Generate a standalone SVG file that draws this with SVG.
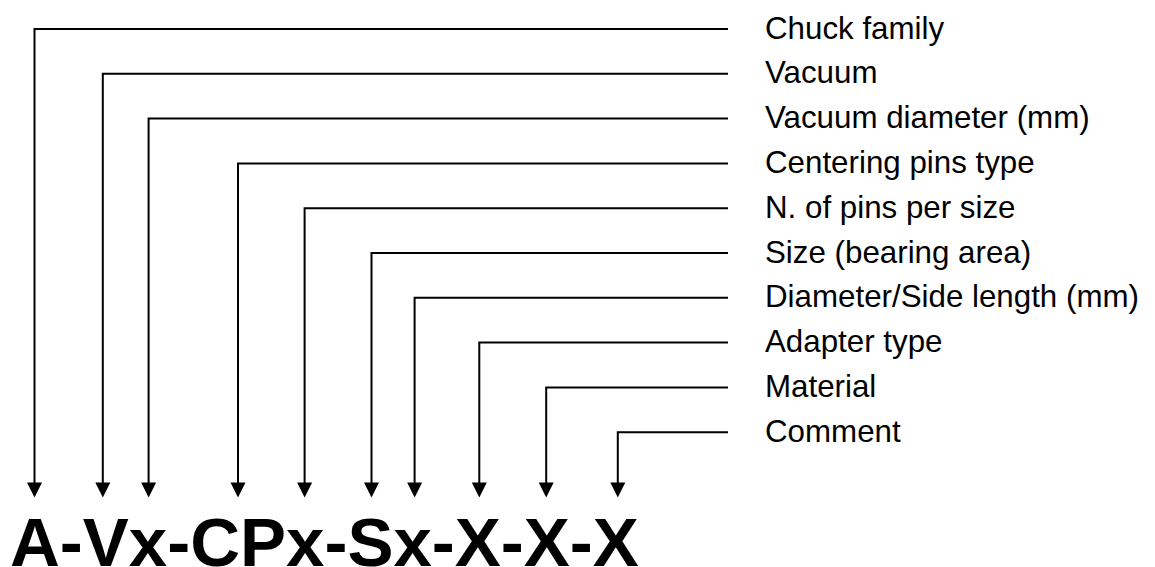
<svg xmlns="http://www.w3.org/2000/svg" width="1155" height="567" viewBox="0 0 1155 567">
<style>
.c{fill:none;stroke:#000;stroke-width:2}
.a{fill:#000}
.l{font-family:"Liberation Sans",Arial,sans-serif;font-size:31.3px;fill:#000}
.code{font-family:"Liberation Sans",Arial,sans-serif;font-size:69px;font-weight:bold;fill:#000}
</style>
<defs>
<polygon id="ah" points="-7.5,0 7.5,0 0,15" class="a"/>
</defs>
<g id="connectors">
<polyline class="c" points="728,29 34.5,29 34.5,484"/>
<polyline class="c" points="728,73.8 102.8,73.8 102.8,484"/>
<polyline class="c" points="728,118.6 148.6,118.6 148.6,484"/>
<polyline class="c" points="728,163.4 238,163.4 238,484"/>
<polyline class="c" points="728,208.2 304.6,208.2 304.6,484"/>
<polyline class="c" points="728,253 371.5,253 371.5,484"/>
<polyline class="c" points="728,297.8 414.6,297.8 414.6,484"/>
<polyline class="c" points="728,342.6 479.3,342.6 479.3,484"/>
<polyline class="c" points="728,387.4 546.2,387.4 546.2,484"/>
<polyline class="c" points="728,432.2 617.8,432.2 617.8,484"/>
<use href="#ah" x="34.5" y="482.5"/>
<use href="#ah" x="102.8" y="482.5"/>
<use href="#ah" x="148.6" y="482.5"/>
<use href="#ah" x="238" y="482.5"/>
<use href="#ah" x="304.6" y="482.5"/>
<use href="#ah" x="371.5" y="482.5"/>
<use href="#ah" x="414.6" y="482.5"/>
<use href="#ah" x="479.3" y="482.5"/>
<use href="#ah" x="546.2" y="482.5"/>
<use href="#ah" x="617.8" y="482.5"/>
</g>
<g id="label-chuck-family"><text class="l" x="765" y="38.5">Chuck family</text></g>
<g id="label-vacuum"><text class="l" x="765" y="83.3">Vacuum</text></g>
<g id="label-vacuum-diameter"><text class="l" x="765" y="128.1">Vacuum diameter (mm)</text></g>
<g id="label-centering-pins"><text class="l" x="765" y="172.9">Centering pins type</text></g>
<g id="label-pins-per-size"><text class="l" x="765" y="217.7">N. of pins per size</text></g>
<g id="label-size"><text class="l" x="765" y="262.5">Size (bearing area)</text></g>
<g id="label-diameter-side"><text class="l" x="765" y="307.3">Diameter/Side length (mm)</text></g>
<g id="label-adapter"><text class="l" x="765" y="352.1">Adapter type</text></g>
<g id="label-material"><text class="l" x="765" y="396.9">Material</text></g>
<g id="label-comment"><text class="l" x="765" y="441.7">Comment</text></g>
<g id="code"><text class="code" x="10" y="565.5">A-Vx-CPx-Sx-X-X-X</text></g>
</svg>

* Stated goal: Without the pictures, write out all of the material exactly.

* Task solution:
Generate a standalone SVG file that draws this with SVG.
<svg xmlns="http://www.w3.org/2000/svg" width="1155" height="567" viewBox="0 0 1155 567">
<style>
.c{fill:none;stroke:#000;stroke-width:2}
.a{fill:#000}
.l{font-family:"Liberation Sans",Arial,sans-serif;font-size:31.3px;fill:#000}
.code{font-family:"Liberation Sans",Arial,sans-serif;font-size:69px;font-weight:bold;fill:#000}
</style>
<defs>
<polygon id="ah" points="-7.5,0 7.5,0 0,15" class="a"/>
</defs>
<g id="connectors">
<polyline class="c" points="728,29 34.5,29 34.5,484"/>
<polyline class="c" points="728,73.8 102.8,73.8 102.8,484"/>
<polyline class="c" points="728,118.6 148.6,118.6 148.6,484"/>
<polyline class="c" points="728,163.4 238,163.4 238,484"/>
<polyline class="c" points="728,208.2 304.6,208.2 304.6,484"/>
<polyline class="c" points="728,253 371.5,253 371.5,484"/>
<polyline class="c" points="728,297.8 414.6,297.8 414.6,484"/>
<polyline class="c" points="728,342.6 479.3,342.6 479.3,484"/>
<polyline class="c" points="728,387.4 546.2,387.4 546.2,484"/>
<polyline class="c" points="728,432.2 617.8,432.2 617.8,484"/>
<use href="#ah" x="34.5" y="482.5"/>
<use href="#ah" x="102.8" y="482.5"/>
<use href="#ah" x="148.6" y="482.5"/>
<use href="#ah" x="238" y="482.5"/>
<use href="#ah" x="304.6" y="482.5"/>
<use href="#ah" x="371.5" y="482.5"/>
<use href="#ah" x="414.6" y="482.5"/>
<use href="#ah" x="479.3" y="482.5"/>
<use href="#ah" x="546.2" y="482.5"/>
<use href="#ah" x="617.8" y="482.5"/>
</g>
<g id="label-chuck-family"><text class="l" x="765" y="38.5">Chuck family</text></g>
<g id="label-vacuum"><text class="l" x="765" y="83.3">Vacuum</text></g>
<g id="label-vacuum-diameter"><text class="l" x="765" y="128.1">Vacuum diameter (mm)</text></g>
<g id="label-centering-pins"><text class="l" x="765" y="172.9">Centering pins type</text></g>
<g id="label-pins-per-size"><text class="l" x="765" y="217.7">N. of pins per size</text></g>
<g id="label-size"><text class="l" x="765" y="262.5">Size (bearing area)</text></g>
<g id="label-diameter-side"><text class="l" x="765" y="307.3">Diameter/Side length (mm)</text></g>
<g id="label-adapter"><text class="l" x="765" y="352.1">Adapter type</text></g>
<g id="label-material"><text class="l" x="765" y="396.9">Material</text></g>
<g id="label-comment"><text class="l" x="765" y="441.7">Comment</text></g>
<g id="code"><text class="code" x="10" y="565.5">A-Vx-CPx-Sx-X-X-X</text></g>
</svg>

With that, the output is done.